# Data for processing
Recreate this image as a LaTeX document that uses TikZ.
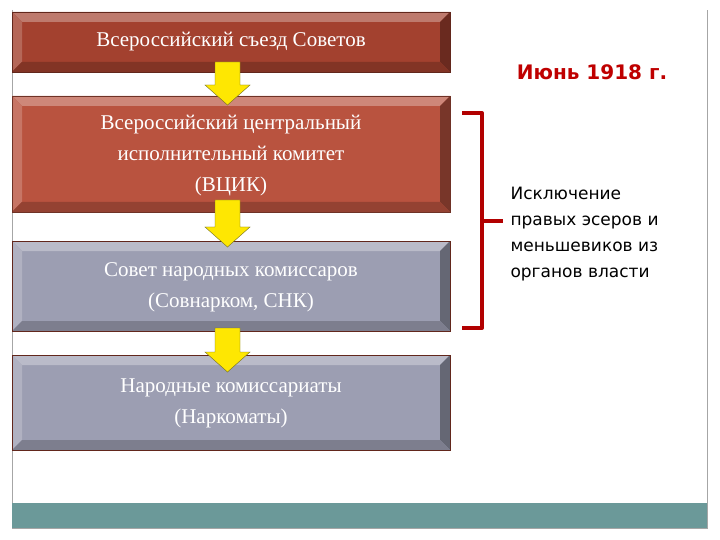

...

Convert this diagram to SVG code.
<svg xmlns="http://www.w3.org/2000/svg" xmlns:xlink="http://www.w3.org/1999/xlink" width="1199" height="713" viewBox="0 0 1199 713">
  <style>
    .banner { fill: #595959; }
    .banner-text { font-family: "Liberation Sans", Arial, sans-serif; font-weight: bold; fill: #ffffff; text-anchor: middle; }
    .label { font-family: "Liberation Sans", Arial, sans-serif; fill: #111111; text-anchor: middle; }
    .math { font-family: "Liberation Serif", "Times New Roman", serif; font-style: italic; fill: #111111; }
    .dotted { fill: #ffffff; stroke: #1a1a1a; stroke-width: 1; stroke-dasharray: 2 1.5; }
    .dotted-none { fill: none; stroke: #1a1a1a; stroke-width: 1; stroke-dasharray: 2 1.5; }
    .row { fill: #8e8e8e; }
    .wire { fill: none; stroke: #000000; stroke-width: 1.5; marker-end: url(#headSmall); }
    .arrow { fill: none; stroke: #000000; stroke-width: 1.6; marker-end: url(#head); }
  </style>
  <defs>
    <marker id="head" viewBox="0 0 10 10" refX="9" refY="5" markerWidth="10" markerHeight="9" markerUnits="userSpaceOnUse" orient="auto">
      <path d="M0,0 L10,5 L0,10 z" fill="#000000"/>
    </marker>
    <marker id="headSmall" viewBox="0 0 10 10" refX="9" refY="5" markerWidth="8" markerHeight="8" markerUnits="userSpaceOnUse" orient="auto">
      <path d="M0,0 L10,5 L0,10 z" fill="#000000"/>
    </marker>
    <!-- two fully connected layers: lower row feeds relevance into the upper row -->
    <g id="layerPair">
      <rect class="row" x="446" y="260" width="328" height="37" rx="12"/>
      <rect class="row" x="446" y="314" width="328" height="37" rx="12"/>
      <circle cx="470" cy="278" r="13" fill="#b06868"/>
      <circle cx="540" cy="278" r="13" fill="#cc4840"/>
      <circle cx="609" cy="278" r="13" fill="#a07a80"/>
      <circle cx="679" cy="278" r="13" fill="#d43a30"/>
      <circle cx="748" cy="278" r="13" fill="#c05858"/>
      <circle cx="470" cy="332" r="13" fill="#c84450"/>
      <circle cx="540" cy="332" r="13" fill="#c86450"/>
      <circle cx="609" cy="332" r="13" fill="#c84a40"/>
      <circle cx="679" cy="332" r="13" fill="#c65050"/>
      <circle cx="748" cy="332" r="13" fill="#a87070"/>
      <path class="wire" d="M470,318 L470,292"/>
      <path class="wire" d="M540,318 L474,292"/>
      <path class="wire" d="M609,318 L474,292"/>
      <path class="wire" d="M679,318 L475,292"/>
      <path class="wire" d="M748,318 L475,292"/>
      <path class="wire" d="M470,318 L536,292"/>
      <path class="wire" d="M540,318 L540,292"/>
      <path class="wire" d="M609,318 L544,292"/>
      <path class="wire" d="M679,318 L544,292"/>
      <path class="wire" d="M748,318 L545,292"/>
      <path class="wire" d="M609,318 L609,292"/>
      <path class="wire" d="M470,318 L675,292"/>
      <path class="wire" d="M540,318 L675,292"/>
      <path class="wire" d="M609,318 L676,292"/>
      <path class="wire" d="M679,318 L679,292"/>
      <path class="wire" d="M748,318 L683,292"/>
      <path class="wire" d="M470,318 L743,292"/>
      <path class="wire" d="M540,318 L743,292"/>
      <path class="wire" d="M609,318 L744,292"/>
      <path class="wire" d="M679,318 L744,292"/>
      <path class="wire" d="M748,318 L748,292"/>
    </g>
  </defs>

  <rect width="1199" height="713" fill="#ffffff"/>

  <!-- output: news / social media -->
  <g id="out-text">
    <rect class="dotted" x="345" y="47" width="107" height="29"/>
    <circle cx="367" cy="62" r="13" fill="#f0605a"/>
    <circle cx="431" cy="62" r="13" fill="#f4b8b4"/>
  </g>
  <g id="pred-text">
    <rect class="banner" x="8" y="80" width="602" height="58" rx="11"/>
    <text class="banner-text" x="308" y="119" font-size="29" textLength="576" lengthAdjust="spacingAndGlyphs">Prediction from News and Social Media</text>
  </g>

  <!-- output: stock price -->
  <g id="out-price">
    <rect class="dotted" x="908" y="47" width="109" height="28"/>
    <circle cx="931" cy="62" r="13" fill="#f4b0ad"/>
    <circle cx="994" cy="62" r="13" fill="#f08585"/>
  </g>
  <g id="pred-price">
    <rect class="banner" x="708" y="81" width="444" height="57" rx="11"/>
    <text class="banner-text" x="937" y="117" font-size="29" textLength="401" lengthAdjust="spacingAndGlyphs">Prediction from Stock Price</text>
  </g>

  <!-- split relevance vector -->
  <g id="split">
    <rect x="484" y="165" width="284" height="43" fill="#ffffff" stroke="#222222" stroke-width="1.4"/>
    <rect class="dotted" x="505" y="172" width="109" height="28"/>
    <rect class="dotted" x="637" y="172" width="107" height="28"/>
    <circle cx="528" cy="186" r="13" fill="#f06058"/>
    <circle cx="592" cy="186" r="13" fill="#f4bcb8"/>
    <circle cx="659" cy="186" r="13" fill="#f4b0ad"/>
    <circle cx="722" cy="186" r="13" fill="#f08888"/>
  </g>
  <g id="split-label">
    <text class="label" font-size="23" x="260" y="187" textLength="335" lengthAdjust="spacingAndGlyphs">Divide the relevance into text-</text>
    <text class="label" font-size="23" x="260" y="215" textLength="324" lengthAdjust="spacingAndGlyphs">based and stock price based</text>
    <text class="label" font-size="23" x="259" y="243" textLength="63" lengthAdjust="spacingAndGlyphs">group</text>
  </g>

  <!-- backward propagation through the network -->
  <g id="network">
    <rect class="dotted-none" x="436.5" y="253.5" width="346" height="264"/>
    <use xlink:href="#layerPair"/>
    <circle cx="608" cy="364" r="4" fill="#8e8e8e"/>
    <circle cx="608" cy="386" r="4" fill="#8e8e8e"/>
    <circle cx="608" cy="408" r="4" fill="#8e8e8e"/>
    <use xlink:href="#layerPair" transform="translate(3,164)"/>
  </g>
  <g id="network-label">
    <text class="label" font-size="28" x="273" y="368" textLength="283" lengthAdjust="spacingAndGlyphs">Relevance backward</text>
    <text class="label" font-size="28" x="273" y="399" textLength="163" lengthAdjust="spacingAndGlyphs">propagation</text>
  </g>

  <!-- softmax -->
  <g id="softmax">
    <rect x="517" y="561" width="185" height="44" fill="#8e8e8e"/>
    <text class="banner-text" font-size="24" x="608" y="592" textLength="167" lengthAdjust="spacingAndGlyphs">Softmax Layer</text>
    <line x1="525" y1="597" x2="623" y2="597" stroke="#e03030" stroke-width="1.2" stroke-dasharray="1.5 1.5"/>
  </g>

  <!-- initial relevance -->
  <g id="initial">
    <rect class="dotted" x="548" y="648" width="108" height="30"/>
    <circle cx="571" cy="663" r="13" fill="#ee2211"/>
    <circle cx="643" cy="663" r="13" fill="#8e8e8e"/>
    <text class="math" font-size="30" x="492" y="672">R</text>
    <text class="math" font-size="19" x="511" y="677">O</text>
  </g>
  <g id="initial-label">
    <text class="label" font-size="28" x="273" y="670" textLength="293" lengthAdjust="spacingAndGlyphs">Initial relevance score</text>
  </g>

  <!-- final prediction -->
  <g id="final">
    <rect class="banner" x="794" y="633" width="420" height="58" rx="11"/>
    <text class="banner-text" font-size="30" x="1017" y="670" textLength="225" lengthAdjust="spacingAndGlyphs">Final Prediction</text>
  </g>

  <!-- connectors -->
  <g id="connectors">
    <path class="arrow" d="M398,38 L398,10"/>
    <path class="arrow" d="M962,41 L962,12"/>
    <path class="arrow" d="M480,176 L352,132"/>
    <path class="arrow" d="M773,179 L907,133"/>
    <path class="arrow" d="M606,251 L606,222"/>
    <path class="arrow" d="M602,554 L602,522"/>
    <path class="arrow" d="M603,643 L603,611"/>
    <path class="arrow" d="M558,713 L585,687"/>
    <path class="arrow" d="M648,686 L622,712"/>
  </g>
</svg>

# Requirement
Filter out all lines lacking the word "this" and copy the rest.

# Correct response
Recreate this image as a LaTeX document that uses TikZ.
Convert this diagram to SVG code.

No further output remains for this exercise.